Según Valentiner, Miguel Ángel decidió esculpir la Madonna, aunque no se menciona en el contrato sienés, para el nicho central del altar Piccolomini entre 1504 y 1505, para poco después decidir obtener un mayor beneficio y venderla a los hermanos Mouscron, ricos comerciantes de telas originarios de Brujas pero con intereses también en Italia (donde también eran conocidos como “Moscheroni”). Aún hoy, la hipótesis de Valentiner es muy discutida. Lo que sí es cierto es que el artista mantuvo un secretismo absoluto, hasta el punto de que sus principales biógrafos, Vasari y Condivi, hablan de la Madonna de Brujas en términos absolutamente vagos: el primero escribe de ella como un tondo y el segundo como un bronce.
La información poco conocida procede de unas cartas entre Miguel Ángel y su padre, en las que éste le pedía “ese mármol de Nostra Donna que me gustaría que hicieras traer allí en casa y no dejar que nadie la viera”, y más adelante en las que seguía el traslado de la obra a Flandes, que también se llevó a cabo en gran secreto desde el puerto de Livorno o Viareggio. Las razones del silencio en torno a la obra y sus vicisitudes pueden atribuirse al hecho de que el artista aún no se había desvinculado del altar Piccolomini, cuyos mecenas esperaban sus servicios desde hacía algún tiempo.
A pesar de la cautela ejercida sobre la obra, se ha señalado cómo la Madonna del Jilguero de Rafael parece delatar un conocimiento directo de la obra de Miguel Ángel en ciertas soluciones formales. Sin embargo, es cierto que los Mouscron pagaron una suma considerable por la obra, la de 100 ducados, aproximadamente el equivalente al salario de un año y medio de un buen artesano de la época. En 1514, la obra fue donada por Jan Mouscron y su esposa a la iglesia de Brujas, para la que se hizo el nuevo altar, con la condición de que permaneciera allí para siempre.
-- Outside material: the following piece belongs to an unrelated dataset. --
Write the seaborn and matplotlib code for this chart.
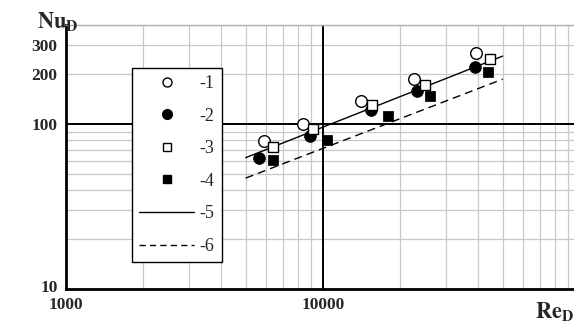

Desgraciadamente, este deseo fue desoído y la obra fue primero robada a instancias de Napoleón y llevada a París, de donde regresó con la caída del emperador francés, y luego durante la Segunda Guerra Mundial, cuando fue requisada en septiembre de 1944 por soldados alemanes para el codiciado museo de Hitler. Fue encontrada al año siguiente por los Monuments Men, el departamento de patrimonio cultural del ejército estadounidense, que la hallaron en una mina de sal de Altaussee(Austria). Y la Madonna de Brujas es ahora la joya de la corona de un museo de extraordinaria calidad, aunque de reducidas dimensiones.